Information supplied:
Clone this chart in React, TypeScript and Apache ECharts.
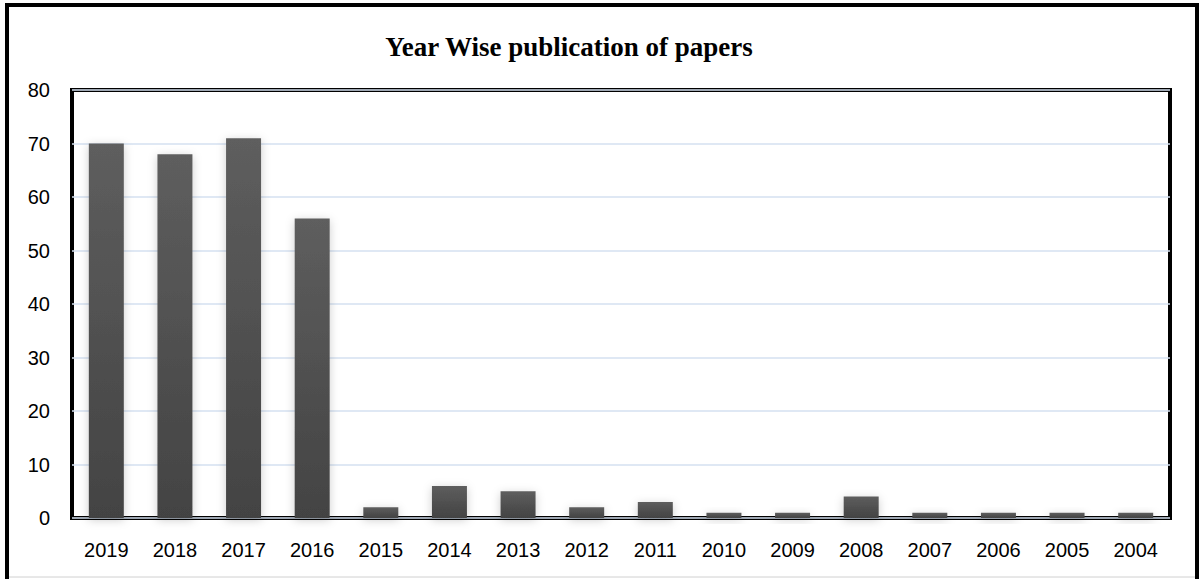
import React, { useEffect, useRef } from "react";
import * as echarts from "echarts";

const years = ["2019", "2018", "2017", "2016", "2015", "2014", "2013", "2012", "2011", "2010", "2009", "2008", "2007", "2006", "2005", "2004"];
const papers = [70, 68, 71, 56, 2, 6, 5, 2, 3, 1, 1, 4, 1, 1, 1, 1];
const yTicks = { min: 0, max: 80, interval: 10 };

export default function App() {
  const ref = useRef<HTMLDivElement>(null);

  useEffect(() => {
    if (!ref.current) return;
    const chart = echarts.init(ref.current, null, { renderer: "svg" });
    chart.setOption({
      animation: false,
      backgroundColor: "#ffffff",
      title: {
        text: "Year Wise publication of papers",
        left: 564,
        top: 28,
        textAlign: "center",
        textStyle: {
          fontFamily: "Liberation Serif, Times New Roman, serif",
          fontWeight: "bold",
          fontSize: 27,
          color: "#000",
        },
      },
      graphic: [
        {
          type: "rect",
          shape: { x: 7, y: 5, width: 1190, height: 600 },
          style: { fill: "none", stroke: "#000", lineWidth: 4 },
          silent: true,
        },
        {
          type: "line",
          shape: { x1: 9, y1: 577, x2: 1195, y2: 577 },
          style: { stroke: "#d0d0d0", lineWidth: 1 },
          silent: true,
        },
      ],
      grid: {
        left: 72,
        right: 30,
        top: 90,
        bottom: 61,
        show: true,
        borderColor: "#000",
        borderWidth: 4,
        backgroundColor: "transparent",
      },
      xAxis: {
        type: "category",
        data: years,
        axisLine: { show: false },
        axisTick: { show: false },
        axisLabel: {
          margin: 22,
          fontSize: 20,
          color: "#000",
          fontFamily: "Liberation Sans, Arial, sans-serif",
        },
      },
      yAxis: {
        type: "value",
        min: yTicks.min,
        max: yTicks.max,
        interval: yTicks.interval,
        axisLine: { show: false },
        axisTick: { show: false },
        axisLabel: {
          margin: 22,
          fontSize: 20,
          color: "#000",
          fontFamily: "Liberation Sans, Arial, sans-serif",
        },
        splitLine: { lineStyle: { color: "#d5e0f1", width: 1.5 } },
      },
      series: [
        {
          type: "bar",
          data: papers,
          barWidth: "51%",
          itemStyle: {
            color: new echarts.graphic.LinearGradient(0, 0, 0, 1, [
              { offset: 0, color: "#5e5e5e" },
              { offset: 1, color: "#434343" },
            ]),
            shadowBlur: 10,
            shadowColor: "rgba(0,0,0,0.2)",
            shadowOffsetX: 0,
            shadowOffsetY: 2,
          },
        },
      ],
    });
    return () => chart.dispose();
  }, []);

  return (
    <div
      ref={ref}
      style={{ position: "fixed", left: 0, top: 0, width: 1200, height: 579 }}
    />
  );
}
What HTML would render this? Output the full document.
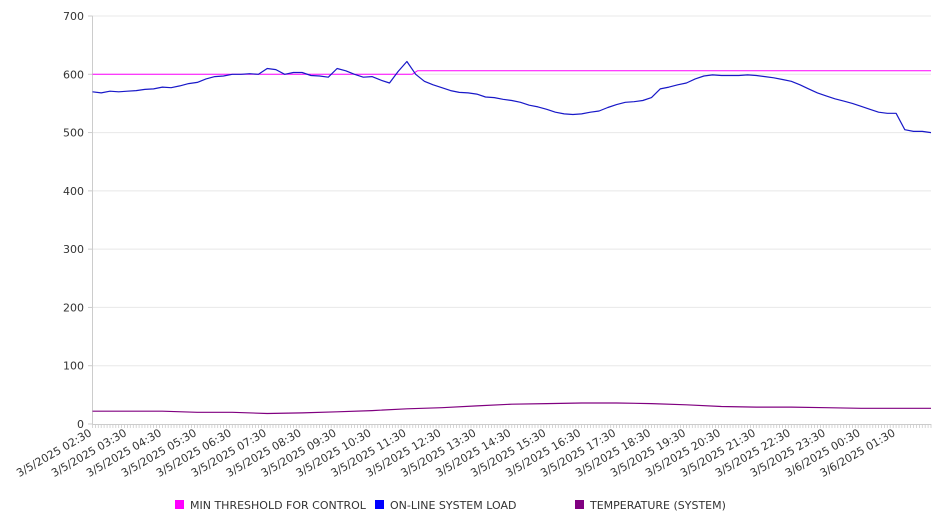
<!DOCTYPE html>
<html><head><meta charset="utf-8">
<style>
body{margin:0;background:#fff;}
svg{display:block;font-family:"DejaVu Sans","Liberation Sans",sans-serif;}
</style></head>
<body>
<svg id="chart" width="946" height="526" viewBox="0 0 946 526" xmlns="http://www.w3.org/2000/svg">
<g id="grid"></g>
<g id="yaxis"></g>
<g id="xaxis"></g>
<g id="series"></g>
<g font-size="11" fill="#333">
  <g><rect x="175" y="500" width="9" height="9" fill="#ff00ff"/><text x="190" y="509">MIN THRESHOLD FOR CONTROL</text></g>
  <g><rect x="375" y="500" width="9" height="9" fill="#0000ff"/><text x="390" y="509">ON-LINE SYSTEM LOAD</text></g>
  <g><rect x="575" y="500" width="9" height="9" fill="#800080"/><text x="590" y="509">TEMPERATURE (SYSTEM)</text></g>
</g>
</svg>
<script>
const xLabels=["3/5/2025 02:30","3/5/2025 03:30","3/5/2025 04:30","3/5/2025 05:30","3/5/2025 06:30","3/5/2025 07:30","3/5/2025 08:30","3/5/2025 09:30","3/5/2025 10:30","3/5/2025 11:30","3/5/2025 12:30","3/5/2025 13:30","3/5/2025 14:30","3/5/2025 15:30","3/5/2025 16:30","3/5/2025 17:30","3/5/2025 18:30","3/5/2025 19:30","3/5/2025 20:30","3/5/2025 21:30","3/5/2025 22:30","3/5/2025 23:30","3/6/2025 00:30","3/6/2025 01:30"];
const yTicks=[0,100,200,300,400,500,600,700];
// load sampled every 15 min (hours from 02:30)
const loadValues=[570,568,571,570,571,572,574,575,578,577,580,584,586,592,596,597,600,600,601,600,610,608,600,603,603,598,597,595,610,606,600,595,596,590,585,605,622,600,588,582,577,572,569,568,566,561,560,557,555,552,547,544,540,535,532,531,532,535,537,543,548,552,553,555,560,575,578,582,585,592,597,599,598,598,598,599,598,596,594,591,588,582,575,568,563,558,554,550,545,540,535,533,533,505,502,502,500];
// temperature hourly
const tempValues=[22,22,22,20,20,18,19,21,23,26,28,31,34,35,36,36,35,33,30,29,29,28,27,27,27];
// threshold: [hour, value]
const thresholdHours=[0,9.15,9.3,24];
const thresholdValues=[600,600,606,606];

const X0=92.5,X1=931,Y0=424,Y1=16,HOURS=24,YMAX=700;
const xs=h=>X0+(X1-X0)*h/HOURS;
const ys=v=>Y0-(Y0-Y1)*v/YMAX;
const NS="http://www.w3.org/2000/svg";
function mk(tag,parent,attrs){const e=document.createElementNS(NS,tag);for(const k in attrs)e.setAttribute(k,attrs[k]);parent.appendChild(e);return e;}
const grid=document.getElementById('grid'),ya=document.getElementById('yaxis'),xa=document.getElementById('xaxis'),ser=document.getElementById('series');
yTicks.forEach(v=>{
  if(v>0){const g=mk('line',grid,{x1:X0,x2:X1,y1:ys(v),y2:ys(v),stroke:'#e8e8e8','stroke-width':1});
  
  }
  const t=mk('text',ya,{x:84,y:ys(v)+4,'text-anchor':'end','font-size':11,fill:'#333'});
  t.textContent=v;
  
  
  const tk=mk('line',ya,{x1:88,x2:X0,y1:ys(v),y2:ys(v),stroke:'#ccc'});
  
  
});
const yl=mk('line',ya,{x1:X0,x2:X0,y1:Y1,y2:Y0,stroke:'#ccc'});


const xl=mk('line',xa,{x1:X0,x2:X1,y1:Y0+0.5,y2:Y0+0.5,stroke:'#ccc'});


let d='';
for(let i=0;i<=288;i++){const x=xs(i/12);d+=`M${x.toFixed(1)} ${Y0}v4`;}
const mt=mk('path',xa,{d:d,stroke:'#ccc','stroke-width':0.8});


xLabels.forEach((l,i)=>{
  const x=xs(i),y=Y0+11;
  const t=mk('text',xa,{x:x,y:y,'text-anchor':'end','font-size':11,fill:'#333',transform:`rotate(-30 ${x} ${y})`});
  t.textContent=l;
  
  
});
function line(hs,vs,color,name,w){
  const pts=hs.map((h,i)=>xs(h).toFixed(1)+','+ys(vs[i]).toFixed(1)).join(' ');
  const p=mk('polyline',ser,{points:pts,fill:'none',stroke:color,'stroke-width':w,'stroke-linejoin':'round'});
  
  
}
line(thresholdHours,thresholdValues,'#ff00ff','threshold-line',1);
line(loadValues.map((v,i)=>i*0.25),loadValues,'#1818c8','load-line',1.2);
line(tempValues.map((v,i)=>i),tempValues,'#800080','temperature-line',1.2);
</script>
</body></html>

Task instructions: Please quote the lines of the material, beginning with the first and ending with the one that contains "const ref = useRef<HTMLDivElement>(null);", exactly as written and without any pictures.

Answer for this exercise:
Clone this chart in React, TypeScript and Apache ECharts.
import React, { useEffect, useRef } from "react";
import * as echarts from "echarts";

const years = ["2019", "2018", "2017", "2016", "2015", "2014", "2013", "2012", "2011", "2010", "2009", "2008", "2007", "2006", "2005", "2004"];
const papers = [70, 68, 71, 56, 2, 6, 5, 2, 3, 1, 1, 4, 1, 1, 1, 1];
const yTicks = { min: 0, max: 80, interval: 10 };

export default function App() {
  const ref = useRef<HTMLDivElement>(null);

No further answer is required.